## Problem to work on
Restate all the material verbatim, except for the pictures.

# # # # # # #

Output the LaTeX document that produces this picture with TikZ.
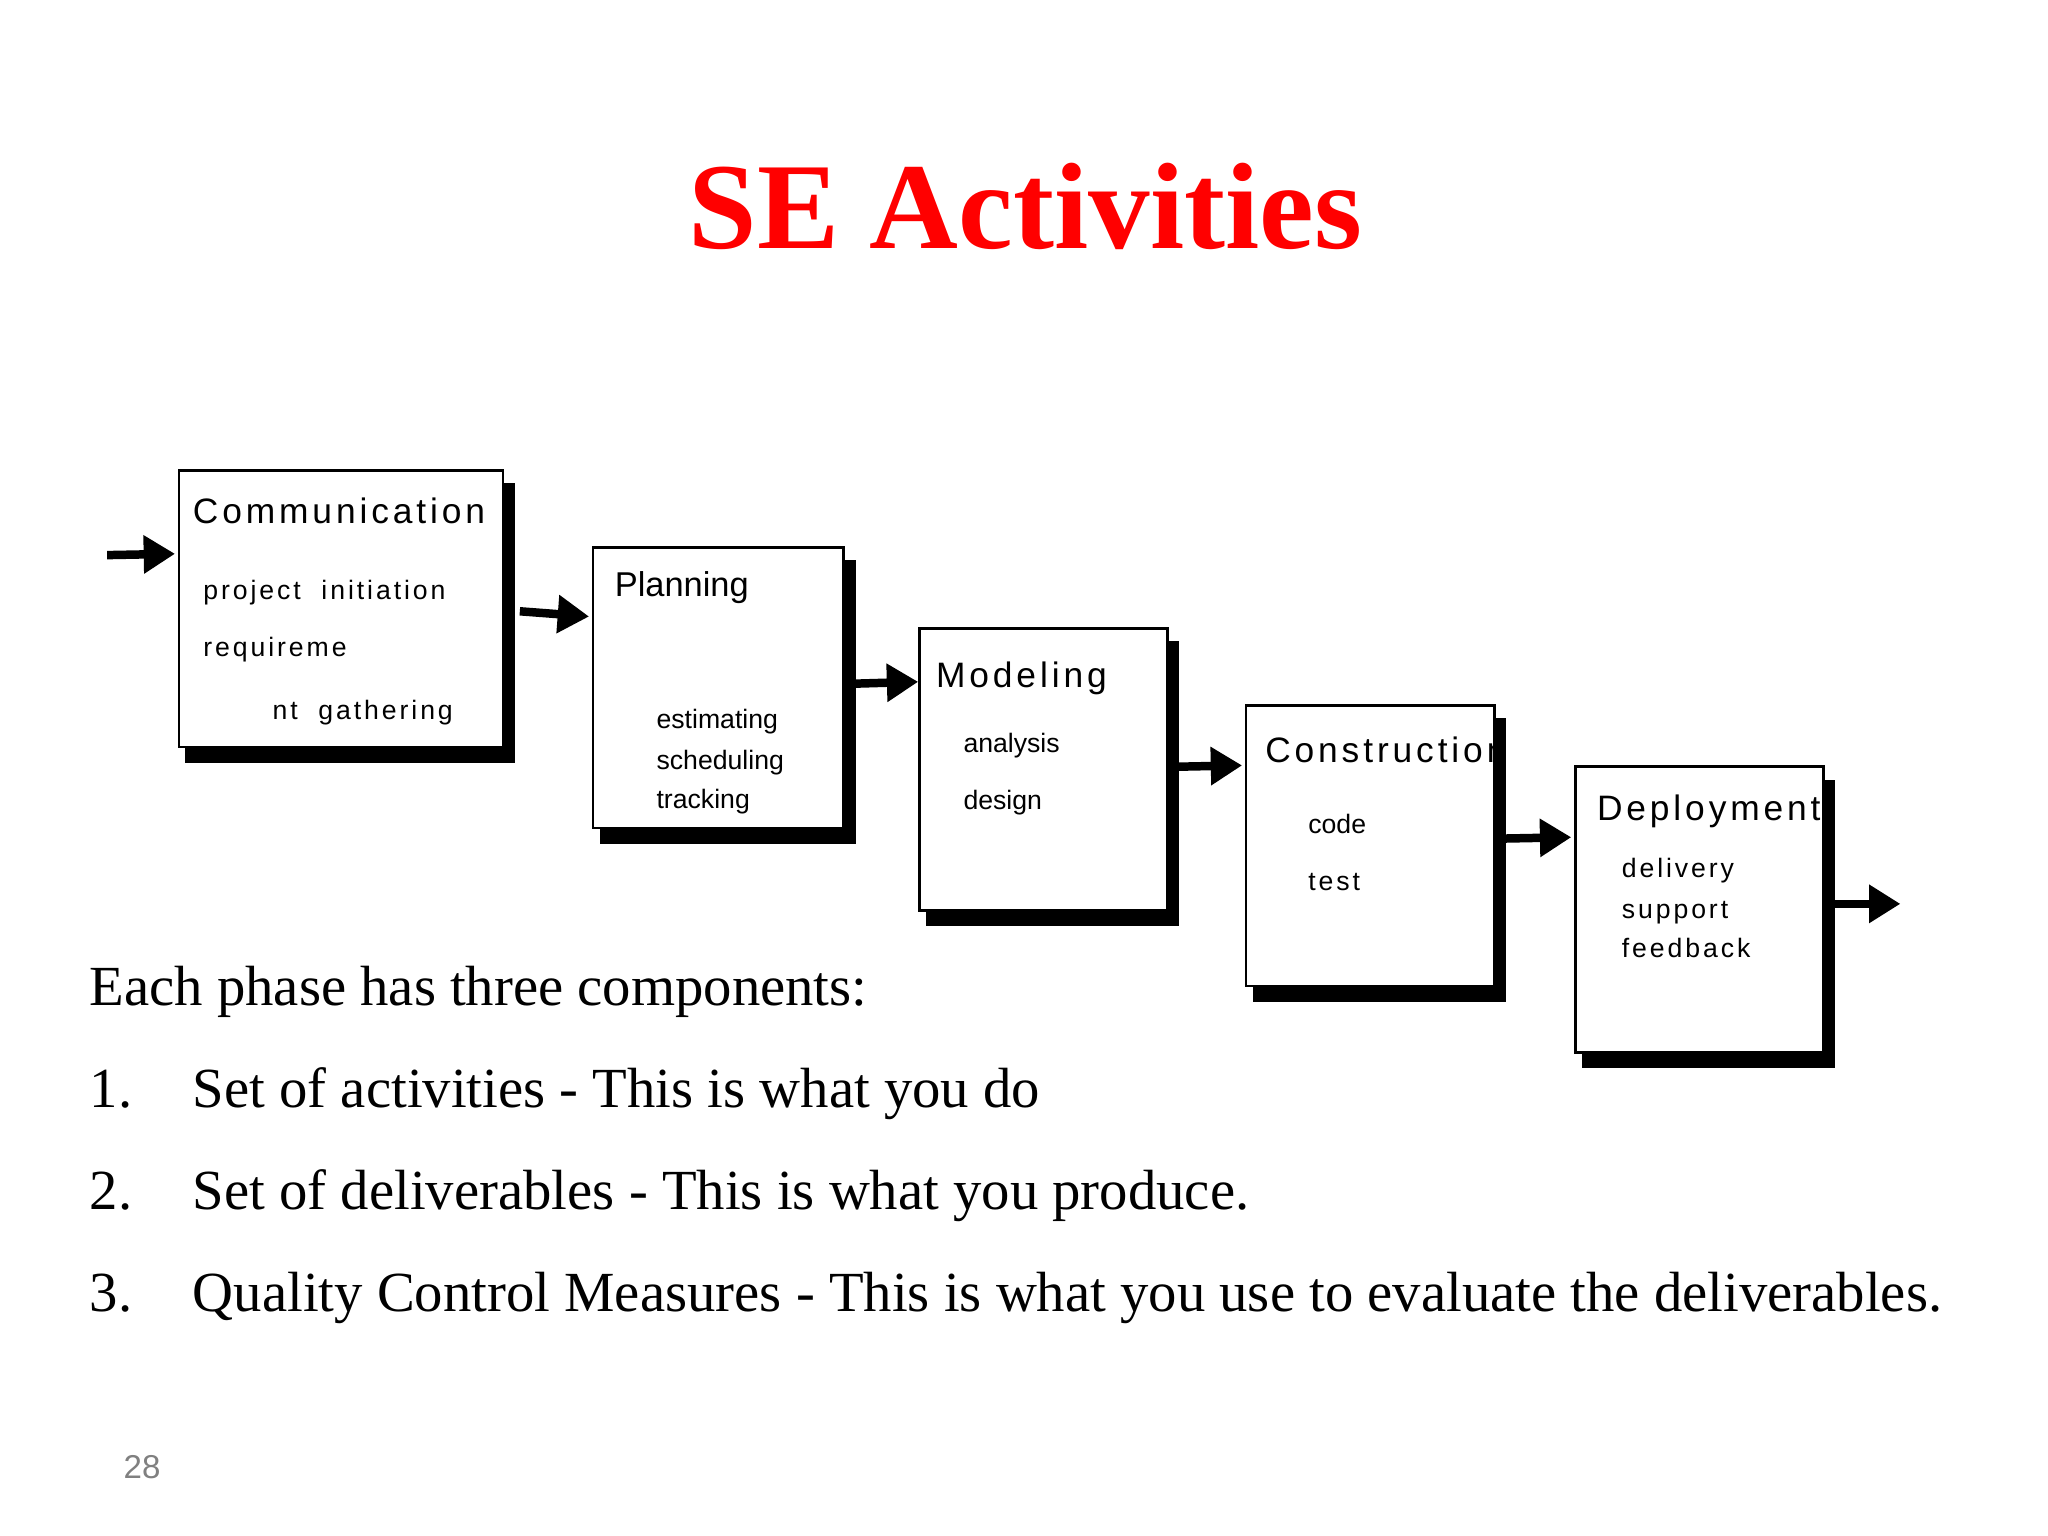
\documentclass[tikz,border=0pt]{standalone}
\usepackage{fontspec}
\setmainfont{Liberation Serif}
\newfontfamily\boxfont{Liberation Sans}
\newfontfamily\boxfontsp[LetterSpace=11]{Liberation Sans}
\usetikzlibrary{positioning,arrows.meta}

% black drop shade on the right and bottom of a phase box
\newcommand\boxshade[1]{%
  \fill ([shift={(0,11)}]#1.north east) rectangle ([shift={(8,11)}]#1.south east);
  \fill ([shift={(6,0)}]#1.south west) rectangle ([shift={(8,11)}]#1.south east);}

\begin{document}
\begin{tikzpicture}[x=0.1mm,y=-0.1mm,
  phasebox/.style={draw, line width=0.2mm, fill=white, inner sep=0},
  ttl/.style={anchor=base west, inner sep=0, font=\boxfont\fontsize{7.5}{9}\selectfont},
  ttlsp/.style={anchor=base west, inner sep=0, font=\boxfontsp\fontsize{7.7}{9}\selectfont},
  item/.style={anchor=base west, inner sep=0, font=\boxfont\fontsize{5.8}{7}\selectfont},
  itemsp/.style={anchor=base west, inner sep=0, font=\boxfontsp\fontsize{5.8}{7}\selectfont},
  flow/.style={line width=0.65mm, -{Triangle[length=2.4mm, width=2.8mm]}},
  body/.style={anchor=base west, inner sep=0, font=\fontsize{12.35}{14}\selectfont}]

\useasboundingbox (0,0) rectangle (1568,1176);

% Title
\node[anchor=base, inner sep=0, text=red, font=\bfseries\fontsize{26.8}{30}\selectfont]
  (title) at (785,190) {SE Activities};

% Phase boxes
\node[phasebox, minimum width=24.8mm, minimum height=21.2mm] (comm)  at (261,466) {};
\node[phasebox, minimum width=19.2mm, minimum height=21.5mm] (plan)  at (550,526.5) {};
\node[phasebox, minimum width=19.0mm, minimum height=21.6mm] (model) at (799,589) {};
\node[phasebox, minimum width=19.0mm, minimum height=21.5mm] (cons)  at (1049,647.5) {};
\node[phasebox, minimum width=19.0mm, minimum height=21.9mm] (dep)   at (1301,696.5) {};

% Box texts
\node[ttlsp] (commT) at (147,401) {Communication};
\node[itemsp] (commA) at (155,459) {project\ \ initiation};
\node[itemsp] (commB) at (155,503) {requireme};
\node[itemsp] (commC) at (208,551) {nt\ \ gathering};

\node[ttl] (planT) at (470,457) {Planning};
\node[item] (planA) at (502,558) {estimating};
\node[item] (planB) at (502,589) {scheduling};
\node[item] (planC) at (502,619) {tracking};

\node[ttlsp] (modelT) at (716,526) {Modeling};
\node[item] (modelA) at (737,576) {analysis};
\node[item] (modelB) at (737,620) {design};

\node[ttlsp] (consT) at (968,584) {Construction};
\node[item] (consA) at (1001,638) {code};
\node[itemsp] (consB) at (1001,682) {test};

\node[ttlsp] (depT) at (1222,628) {Deployment};
\node[itemsp] (depA) at (1241,672) {delivery};
\node[itemsp] (depB) at (1241,703) {support};
\node[itemsp] (depC) at (1241,733) {feedback};

% Shades go over the texts
\boxshade{comm}
\boxshade{plan}
\boxshade{model}
\boxshade{cons}
\boxshade{dep}

% Flow arrows
\coordinate (in)  at (82,425);
\coordinate (out) at (1455,692);
\draw[flow] (in) -- ([shift={(-2,65)}]comm.north west);
\draw[flow] ([shift={(12,2)}]comm.east) -- ([shift={(-2,54)}]plan.north west);
\draw[flow] ([shift={(5,-3)}]plan.east) -- ([shift={(0,42)}]model.north west);
\draw[flow] ([shift={(7,-2)}]model.east) -- ([shift={(-2,47)}]cons.north west);
\draw[flow] ([shift={(7,-5.5)}]cons.east) -- ([shift={(-2,55)}]dep.north west);
\draw[flow] ([shift={(8,-4.5)}]dep.east) -- (out);

% Lower text
\node[body] (lead) at (68,770) {Each phase has three components:};
\node[body] (n1) at (68,848)  {1.};
\node[body] (t1) at (147,848) {Set of activities - This is what you do};
\node[body] (n2) at (68,926)  {2.};
\node[body] (t2) at (147,926) {Set of deliverables - This is what you produce.};
\node[body] (n3) at (68,1004) {3.};
\node[body] (t3) at (147,1004) {Quality Control Measures - This is what you use to evaluate the deliverables.};

% Page number
\node[anchor=base west, inner sep=0, text=gray, font=\boxfont\fontsize{7.2}{9}\selectfont]
  (page) at (94,1132) {28};

\end{tikzpicture}
\end{document}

# # # # # # #

## Task output
Output the LaTeX document that produces this picture with TikZ.
\documentclass[tikz,border=0pt]{standalone}
\usepackage{fontspec}
\setmainfont{Liberation Serif}
\newfontfamily\boxfont{Liberation Sans}
\newfontfamily\boxfontsp[LetterSpace=11]{Liberation Sans}
\usetikzlibrary{positioning,arrows.meta}

% black drop shade on the right and bottom of a phase box
\newcommand\boxshade[1]{%
  \fill ([shift={(0,11)}]#1.north east) rectangle ([shift={(8,11)}]#1.south east);
  \fill ([shift={(6,0)}]#1.south west) rectangle ([shift={(8,11)}]#1.south east);}

\begin{document}
\begin{tikzpicture}[x=0.1mm,y=-0.1mm,
  phasebox/.style={draw, line width=0.2mm, fill=white, inner sep=0},
  ttl/.style={anchor=base west, inner sep=0, font=\boxfont\fontsize{7.5}{9}\selectfont},
  ttlsp/.style={anchor=base west, inner sep=0, font=\boxfontsp\fontsize{7.7}{9}\selectfont},
  item/.style={anchor=base west, inner sep=0, font=\boxfont\fontsize{5.8}{7}\selectfont},
  itemsp/.style={anchor=base west, inner sep=0, font=\boxfontsp\fontsize{5.8}{7}\selectfont},
  flow/.style={line width=0.65mm, -{Triangle[length=2.4mm, width=2.8mm]}},
  body/.style={anchor=base west, inner sep=0, font=\fontsize{12.35}{14}\selectfont}]

\useasboundingbox (0,0) rectangle (1568,1176);

% Title
\node[anchor=base, inner sep=0, text=red, font=\bfseries\fontsize{26.8}{30}\selectfont]
  (title) at (785,190) {SE Activities};

% Phase boxes
\node[phasebox, minimum width=24.8mm, minimum height=21.2mm] (comm)  at (261,466) {};
\node[phasebox, minimum width=19.2mm, minimum height=21.5mm] (plan)  at (550,526.5) {};
\node[phasebox, minimum width=19.0mm, minimum height=21.6mm] (model) at (799,589) {};
\node[phasebox, minimum width=19.0mm, minimum height=21.5mm] (cons)  at (1049,647.5) {};
\node[phasebox, minimum width=19.0mm, minimum height=21.9mm] (dep)   at (1301,696.5) {};

% Box texts
\node[ttlsp] (commT) at (147,401) {Communication};
\node[itemsp] (commA) at (155,459) {project\ \ initiation};
\node[itemsp] (commB) at (155,503) {requireme};
\node[itemsp] (commC) at (208,551) {nt\ \ gathering};

\node[ttl] (planT) at (470,457) {Planning};
\node[item] (planA) at (502,558) {estimating};
\node[item] (planB) at (502,589) {scheduling};
\node[item] (planC) at (502,619) {tracking};

\node[ttlsp] (modelT) at (716,526) {Modeling};
\node[item] (modelA) at (737,576) {analysis};
\node[item] (modelB) at (737,620) {design};

\node[ttlsp] (consT) at (968,584) {Construction};
\node[item] (consA) at (1001,638) {code};
\node[itemsp] (consB) at (1001,682) {test};

\node[ttlsp] (depT) at (1222,628) {Deployment};
\node[itemsp] (depA) at (1241,672) {delivery};
\node[itemsp] (depB) at (1241,703) {support};
\node[itemsp] (depC) at (1241,733) {feedback};

% Shades go over the texts
\boxshade{comm}
\boxshade{plan}
\boxshade{model}
\boxshade{cons}
\boxshade{dep}

% Flow arrows
\coordinate (in)  at (82,425);
\coordinate (out) at (1455,692);
\draw[flow] (in) -- ([shift={(-2,65)}]comm.north west);
\draw[flow] ([shift={(12,2)}]comm.east) -- ([shift={(-2,54)}]plan.north west);
\draw[flow] ([shift={(5,-3)}]plan.east) -- ([shift={(0,42)}]model.north west);
\draw[flow] ([shift={(7,-2)}]model.east) -- ([shift={(-2,47)}]cons.north west);
\draw[flow] ([shift={(7,-5.5)}]cons.east) -- ([shift={(-2,55)}]dep.north west);
\draw[flow] ([shift={(8,-4.5)}]dep.east) -- (out);

% Lower text
\node[body] (lead) at (68,770) {Each phase has three components:};
\node[body] (n1) at (68,848)  {1.};
\node[body] (t1) at (147,848) {Set of activities - This is what you do};
\node[body] (n2) at (68,926)  {2.};
\node[body] (t2) at (147,926) {Set of deliverables - This is what you produce.};
\node[body] (n3) at (68,1004) {3.};
\node[body] (t3) at (147,1004) {Quality Control Measures - This is what you use to evaluate the deliverables.};

% Page number
\node[anchor=base west, inner sep=0, text=gray, font=\boxfont\fontsize{7.2}{9}\selectfont]
  (page) at (94,1132) {28};

\end{tikzpicture}
\end{document}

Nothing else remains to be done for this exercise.